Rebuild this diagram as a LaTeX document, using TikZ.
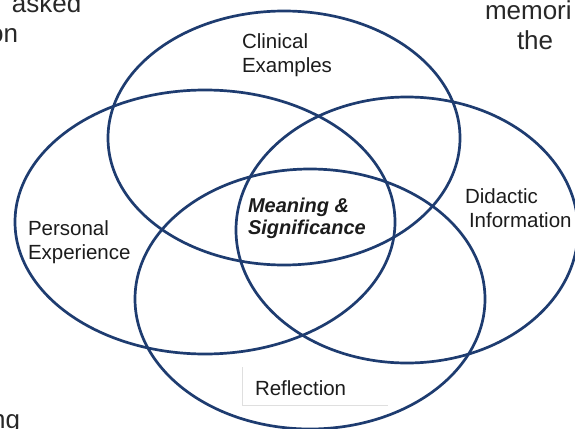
\documentclass[tikz,border=0pt]{standalone}
\usepackage{fontspec}
\setmainfont{Liberation Sans}
\definecolor{vennblue}{RGB}{30,60,112}
\definecolor{labeltxt}{RGB}{28,28,28}
\definecolor{fragtxt}{RGB}{40,40,40}
\begin{document}
\begin{tikzpicture}[x=1pt,y=-1pt,
  vennring/.style={draw=vennblue, line width=2.7pt},
  vennlabel/.style={inner sep=0pt, outer sep=0pt, text=labeltxt, align=left, anchor=base west,
    font=\fontsize{20.5}{24}\selectfont},
  corelabel/.style={inner sep=0pt, outer sep=0pt, text=labeltxt, align=left, anchor=base west,
    font=\fontsize{20}{22}\selectfont\bfseries\itshape},
  fragment/.style={inner sep=0pt, outer sep=0pt, text=fragtxt, font=\fontsize{26}{30}\selectfont}]
\useasboundingbox (0,0) rectangle (575,428);
\fill[white] (0,0) rectangle (575,428);
\clip (0,0) rectangle (575,428);

% faint box round Reflection
\draw[gray!25, line width=0.8pt] (242,367) -- (242,405) -- (388,405);

% the four rings
\draw[vennring] (284,138) ellipse [x radius=176pt, y radius=127pt];
\draw[vennring] (205,222) ellipse [x radius=190pt, y radius=132pt];
\draw[vennring] (407,230) ellipse [x radius=171pt, y radius=133pt];
\draw[vennring] (310,299) ellipse [x radius=175pt, y radius=130pt];

% labels (base = baseline of the last line)
\node[vennlabel] (clinical) at (242,72) {Clinical\\Examples};
\node[vennlabel] (personal) at (28,259) {Personal\\Experience};
\node[vennlabel] (didactic) at (465,227) {Didactic\\\hspace*{4pt}Information};
\node[corelabel] (meaning) at (248,234) {Meaning \&\\Significance};
\node[vennlabel] (reflection) at (255,395) {Reflection};

% cut-off text of the surrounding slide
\node[fragment, anchor=base west] (fragA) at (12,13) {asked};
\node[fragment, anchor=base east] (fragB) at (18,43) {on};
\node[fragment, anchor=base west] (fragC) at (485,20) {memori};
\node[fragment, anchor=base west] (fragD) at (517,50) {the};
\node[fragment, anchor=base east] (fragE) at (20,428) {ng};
\end{tikzpicture}
\end{document}
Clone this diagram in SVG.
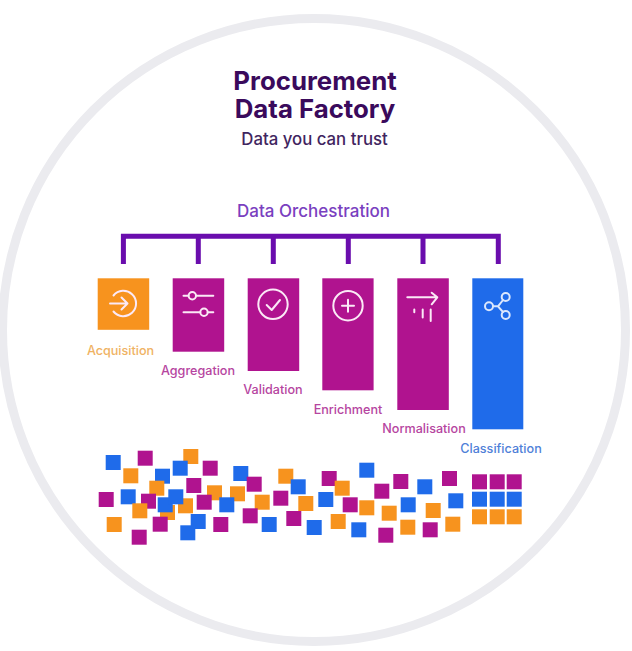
<svg xmlns="http://www.w3.org/2000/svg" width="632" height="651" viewBox="0 0 632 651">
<style>
text{font-family:"Inter","Noto Sans","Liberation Sans",sans-serif;text-anchor:middle}
.t{font-size:25.800px;font-weight:700;fill:#3a0a5c}
.s{font-size:16.800px;font-weight:500;fill:#3f2560}
.o{font-size:17px;font-weight:500;fill:#7a3fc0}
.l{font-size:12.600px;font-weight:500}
.lo{fill:#efb263}.lp{fill:#b6459f}.lb{fill:#4f80d8}
.O{fill:#f7931e}.P{fill:#b0138f}.B{fill:#1f6bea}
.i{fill:none;stroke:#fbe9f6;stroke-width:2;stroke-linecap:round;stroke-linejoin:round}
.c{fill:none;stroke:#6a0dad;stroke-width:5}
</style>
<defs>
<rect id="q" width="15" height="15"/>
</defs>
<circle id="ring" cx="314" cy="330" r="311.5" fill="#fff" stroke="#ebebef" stroke-width="9"/>
<g id="title">
<text class="t" x="315" y="90">Procurement</text>
<text class="t" x="315" y="118">Data Factory</text>
<text class="s" x="314.500" y="145">Data you can trust</text>
</g>
<g id="connectors">
<text class="o" x="313.500" y="217">Data Orchestration</text>
<path class="c" d="M123.400 264V236.300H498.300V264M198.300 236.300V264M273.300 236.300V264M348.300 236.300V264M423 236.300V264"/>
</g>
<g id="acquisition">
<rect class="O" x="97.700" y="278.300" width="51.500" height="51.500"/>
<path class="i" d="M113.500 295.500A12.700 12.700 0 1 1 113.500 311.500M110 303.500H127.500M121.500 297.500L127.500 303.500L121.500 309.500"/>
<text class="l lo" x="120.500" y="355">Acquisition</text>
</g>
<g id="aggregation">
<rect class="P" x="172.700" y="278.300" width="51.500" height="73.400"/>
<path class="i" d="M183.500 295.700H188.500M196 295.700H213.300M183.500 312.300H200.300M207.700 312.300H213.300"/>
<circle class="i" cx="192.300" cy="295.700" r="3.700"/><circle class="i" cx="204" cy="312.300" r="3.700"/>
<text class="l lp" x="198" y="374.500">Aggregation</text>
</g>
<g id="validation">
<rect class="P" x="247.700" y="278.300" width="51.500" height="92.700"/>
<circle class="i" cx="273" cy="304.300" r="14.700"/>
<path class="i" d="M266.700 305L271.700 310L280 300"/>
<text class="l lp" x="273" y="394">Validation</text>
</g>
<g id="enrichment">
<rect class="P" x="322.300" y="278.300" width="51.300" height="112"/>
<circle class="i" cx="348" cy="305.700" r="14.700"/>
<path class="i" d="M342 305.700H354M348 299.700V311.700"/>
<text class="l lp" x="348" y="413.500">Enrichment</text>
</g>
<g id="normalisation">
<rect class="P" x="397.300" y="278.300" width="51.500" height="131.700"/>
<path class="i" d="M407.300 297.300H437.300M431.700 292.700L437.300 297.300L431.700 304.300M414.300 309.500V312.300M422.700 309.500V317.500M430.700 309.500V321"/>
<text class="l lp" x="424" y="433">Normalisation</text>
</g>
<g id="classification">
<rect class="B" x="472.300" y="278.300" width="51" height="151"/>
<g class="i" style="stroke:#dbe7fd">
<circle cx="489" cy="306.300" r="4"/><circle cx="505.700" cy="297" r="4"/><circle cx="505.700" cy="315" r="4"/>
<path d="M493 306.300H498M498 306.300L503 300M498 306.300L503 312"/>
</g>
<text class="l lb" x="501" y="452.500">Classification</text>
</g>
<g id="scattered-data">
<use href="#q" class="B" x="105.700" y="455"/>
<use href="#q" class="P" x="137.700" y="450.700"/>
<use href="#q" class="O" x="183.300" y="449"/>
<use href="#q" class="O" x="123.300" y="468.300"/>
<use href="#q" class="B" x="155" y="468.700"/>
<use href="#q" class="B" x="172.700" y="460.700"/>
<use href="#q" class="P" x="202.700" y="460.700"/>
<use href="#q" class="B" x="233.300" y="466"/>
<use href="#q" class="P" x="246.700" y="476.700"/>
<use href="#q" class="O" x="278.300" y="468.700"/>
<use href="#q" class="B" x="290.700" y="479.300"/>
<use href="#q" class="O" x="149.300" y="480.700"/>
<use href="#q" class="P" x="186.300" y="478"/>
<use href="#q" class="P" x="98.700" y="492"/>
<use href="#q" class="B" x="120.700" y="489.300"/>
<use href="#q" class="O" x="160" y="505"/>
<use href="#q" class="P" x="141" y="493.700"/>
<use href="#q" class="O" x="132.300" y="503.300"/>
<use href="#q" class="O" x="178" y="498.300"/>
<use href="#q" class="B" x="157.700" y="497.300"/>
<use href="#q" class="B" x="168.300" y="489.300"/>
<use href="#q" class="O" x="207" y="485.300"/>
<use href="#q" class="O" x="230" y="486.300"/>
<use href="#q" class="P" x="196.700" y="494.700"/>
<use href="#q" class="B" x="219.300" y="497.300"/>
<use href="#q" class="O" x="254.700" y="494.700"/>
<use href="#q" class="P" x="273.300" y="490.700"/>
<use href="#q" class="O" x="298.300" y="496"/>
<use href="#q" class="B" x="318.300" y="492"/>
<use href="#q" class="P" x="242.700" y="508.300"/>
<use href="#q" class="O" x="106.700" y="517"/>
<use href="#q" class="P" x="152.700" y="516.700"/>
<use href="#q" class="B" x="190.700" y="514"/>
<use href="#q" class="P" x="213.300" y="517"/>
<use href="#q" class="B" x="261.700" y="517"/>
<use href="#q" class="P" x="286.300" y="511"/>
<use href="#q" class="B" x="306.700" y="520"/>
<use href="#q" class="B" x="180.300" y="525.300"/>
<use href="#q" class="P" x="131.700" y="529.700"/>
<use href="#q" class="P" x="321.700" y="471"/>
<use href="#q" class="O" x="334.700" y="480.700"/>
<use href="#q" class="B" x="359.300" y="462.700"/>
<use href="#q" class="P" x="393.300" y="474"/>
<use href="#q" class="P" x="374.300" y="483.700"/>
<use href="#q" class="B" x="417.300" y="479.300"/>
<use href="#q" class="P" x="442" y="471"/>
<use href="#q" class="P" x="342.700" y="497.300"/>
<use href="#q" class="O" x="359.300" y="500.300"/>
<use href="#q" class="O" x="381.700" y="505.700"/>
<use href="#q" class="B" x="400.700" y="497.300"/>
<use href="#q" class="O" x="425.700" y="503"/>
<use href="#q" class="B" x="448.300" y="493.300"/>
<use href="#q" class="O" x="330.700" y="514"/>
<use href="#q" class="B" x="351.300" y="522.300"/>
<use href="#q" class="P" x="378.300" y="527.700"/>
<use href="#q" class="O" x="400.300" y="519.700"/>
<use href="#q" class="P" x="422.700" y="522.300"/>
<use href="#q" class="O" x="445.300" y="516.700"/>
</g>
<g id="sorted-data">
<use href="#q" class="P" x="472" y="474.300"/><use href="#q" class="P" x="489.700" y="474.300"/><use href="#q" class="P" x="506.700" y="474.300"/>
<use href="#q" class="B" x="472" y="491.700"/><use href="#q" class="B" x="489.700" y="491.700"/><use href="#q" class="B" x="506.700" y="491.700"/>
<use href="#q" class="O" x="472" y="509.300"/><use href="#q" class="O" x="489.700" y="509.300"/><use href="#q" class="O" x="506.700" y="509.300"/>
</g>
</svg>
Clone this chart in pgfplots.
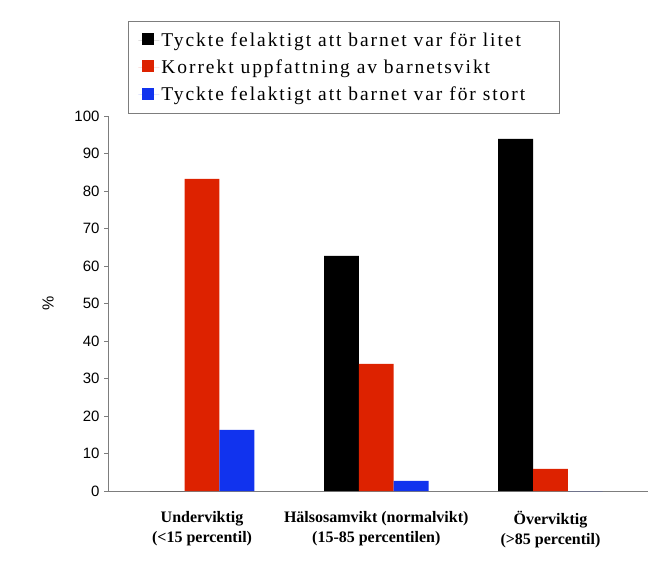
\documentclass[border=0pt]{standalone}
\usepackage{fontspec}
\setmainfont{Liberation Serif}
\newfontfamily\arial{Liberation Sans}
\newfontfamily\legfont[LetterSpace=10]{Liberation Serif}
\usepackage{pgfplots}
\pgfplotsset{compat=1.18}
\definecolor{cred}{RGB}{221,34,0}
\definecolor{cblue}{RGB}{17,51,238}
\definecolor{axgray}{RGB}{125,125,125}
\begin{document}
\begin{tikzpicture}[x=1pt,y=1pt]
\path[use as bounding box] (0,0) rectangle (672,568);
\begin{axis}[
  at={(108pt,77pt)}, anchor=south west,
  scale only axis, width=540pt, height=375pt,
  xmin=-0.54, xmax=2.56, ymin=0, ymax=100,
  axis x line*=bottom, axis y line*=left,
  axis line style={draw=axgray, line width=0.9pt, -},
  ybar, bar width=0.2,
  ytick={0,10,...,100},
  xtick={0,1,2},
  xticklabels={Underviktig\\(<15 percentil), Hälsosamvikt (normalvikt)\\(15-85 percentilen), Överviktig\\(>85 percentil)},
  major x tick style={draw=none},
  tick align=outside, major tick length=4pt,
  major y tick style={draw=axgray, line width=0.8pt},
  /pgf/number format/assume math mode=true,
  yticklabel style={font=\arial\fontsize{15}{15}\selectfont, xshift=-1pt},
  xticklabel style={font=\bfseries\fontsize{16}{20}\selectfont, align=center, yshift=-13pt},
  ylabel={\%},
  ylabel style={at={(axis description cs:-0.111,0.5)}, anchor=center, font=\arial\fontsize{16}{16}\selectfont},
  legend style={at={(0.037,1.253)}, anchor=north west, draw=axgray, line width=0.8pt,
    font=\legfont\fontsize{19.5}{19.5}\selectfont, legend cell align=left,
    inner xsep=10pt, inner ysep=9pt, row sep=8pt},
  legend image code/.code={\fill[#1] (4pt,-5pt) rectangle (16pt,7pt); \path (0pt,0pt) -- (21pt,0pt);},
]
\addplot[fill=black, draw=none, bar shift=-0.2] coordinates {(0,0) (1,62.7) (2,93.9)};
\addplot[fill=cred, draw=none, bar shift=0] coordinates {(0,83.2) (1,33.9) (2,5.9)};
\addplot[fill=cblue, draw=none, bar shift=0.2] coordinates {(0,16.3) (1,2.7) (2,0)};
\legend{Tyckte felaktigt att barnet var för litet, Korrekt uppfattning av barnetsvikt, {Tyckte felaktigt att barnet var för stort\hspace*{22pt}\mbox{}}}
\end{axis}
\end{tikzpicture}
\end{document}
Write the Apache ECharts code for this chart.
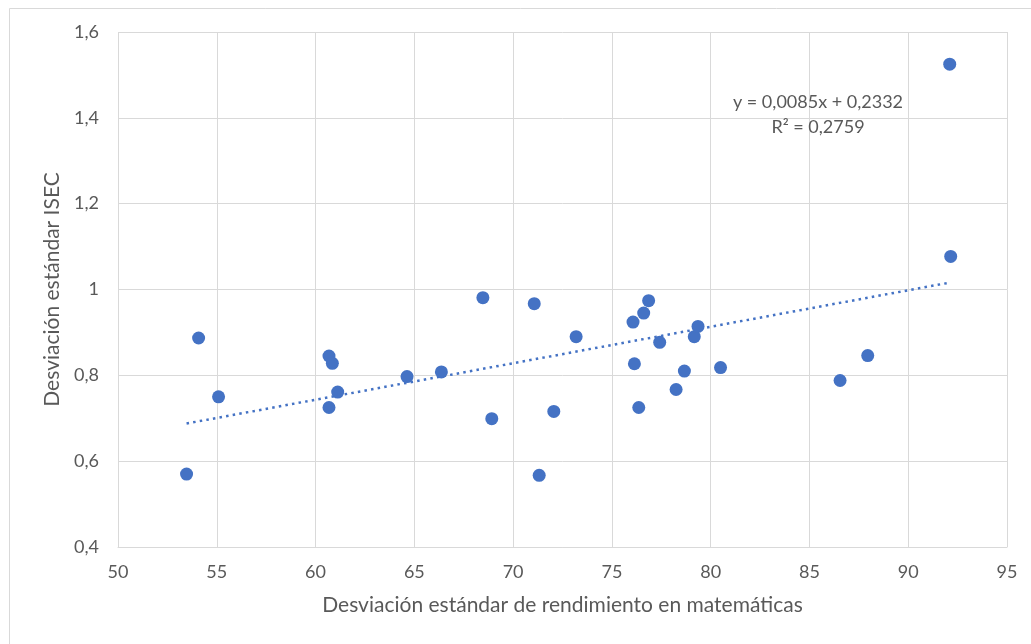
<!DOCTYPE html>
<html>
<head>
<meta charset="utf-8">
<script src="https://cdn.jsdelivr.net/npm/echarts@6/dist/echarts.min.js"></script>
<style>html,body{margin:0;padding:0;background:#fff;}#c{width:1031px;height:644px;}</style>
</head>
<body>
<div id="c"></div>
<script>
// Data
const mathSD = [53.47, 54.08, 55.09, 60.68, 60.85, 61.12, 60.68, 64.63, 66.37, 68.47,
  68.92, 71.07, 71.32, 72.06, 73.19, 76.07, 76.14, 76.36, 76.61, 76.86,
  77.42, 78.25, 78.67, 79.17, 79.36, 80.50, 86.55, 87.95, 92.15, 92.10];
const isecSD = [0.570, 0.887, 0.750, 0.845, 0.828, 0.761, 0.725, 0.797, 0.808, 0.981,
  0.699, 0.967, 0.567, 0.716, 0.890, 0.924, 0.827, 0.725, 0.945, 0.974,
  0.877, 0.767, 0.810, 0.890, 0.914, 0.818, 0.788, 0.846, 1.077, 1.525];
const trendSlope = 0.0085;
const trendIntercept = 0.2332;
const trendLabel = ['y = 0,0085x + 0,2332', 'R² = 0,2759'];
const xTitle = 'Desviación estándar de rendimiento en matemáticas';
const yTitle = 'Desviación estándar ISEC';

const points = mathSD.map((x, i) => [x, isecSD[i]]);
const xMin = Math.min(...mathSD), xMax = Math.max(...mathSD);
const trend = [[xMin, trendSlope * xMin + trendIntercept], [xMax, trendSlope * xMax + trendIntercept]];

const fmt = v => parseFloat(v.toFixed(2)).toString().replace('.', ',');
const FONT = 'Lato';
const chart = echarts.init(document.getElementById('c'), null, {renderer: 'canvas'});
chart.setOption({
  backgroundColor: '#fff',
  animation: false,
  textStyle: {fontFamily: FONT},
  grid: {left: 118, top: 32, right: 24, bottom: 97, containLabel: false},
  xAxis: {
    type: 'value', min: 50, max: 95, interval: 5,
    name: xTitle, nameLocation: 'middle', nameGap: 48,
    nameTextStyle: {color: '#595959', fontSize: 21, fontFamily: FONT},
    axisLine: {show: true, lineStyle: {color: '#d9d9d9', width: 1}},
    axisTick: {show: false},
    axisLabel: {color: '#595959', fontSize: 18, margin: 16, fontFamily: FONT},
    splitLine: {show: true, lineStyle: {color: '#d9d9d9', width: 1}}
  },
  yAxis: {
    type: 'value', min: 0.4, max: 1.6, interval: 0.2,
    name: yTitle, nameLocation: 'middle', nameGap: 55, nameRotate: 90,
    nameTextStyle: {color: '#595959', fontSize: 21, fontFamily: FONT},
    axisLine: {show: false},
    axisTick: {show: false},
    axisLabel: {color: '#595959', fontSize: 18, margin: 19, formatter: fmt, fontFamily: FONT},
    splitLine: {show: true, lineStyle: {color: '#d9d9d9', width: 1}}
  },
  graphic: [
    {type: 'rect', silent: true, z: -10,
     shape: {x: 9.5, y: 8.5, width: 1200, height: 800},
     style: {fill: null, stroke: '#d9d9d9', lineWidth: 1}},
    {type: 'text', silent: true, z: 100,
     x: 818, y: 102,
     style: {text: trendLabel[0], fill: '#595959', font: '18px ' + FONT, textAlign: 'center', textVerticalAlign: 'middle'}},
    {type: 'text', silent: true, z: 100,
     x: 818, y: 127,
     style: {text: trendLabel[1], fill: '#595959', font: '18px ' + FONT, textAlign: 'center', textVerticalAlign: 'middle'}}
  ],
  series: [
    {
      type: 'line', data: trend, showSymbol: false, symbol: 'none', z: 3,
      lineStyle: {color: '#4472C4', width: 2.5, type: [2.5, 4.2]}
    },
    {
      type: 'scatter', data: points, symbol: 'circle', symbolSize: 13, z: 5,
      itemStyle: {color: '#4472C4', opacity: 1}
    }
  ]
});
</script>
</body>
</html>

────────

* **Written request**
Copy the lines from the entries above in which the word "Clone" appears.

* **Right answer**
Clone this diagram in SVG.
Clone this chart in pgfplots.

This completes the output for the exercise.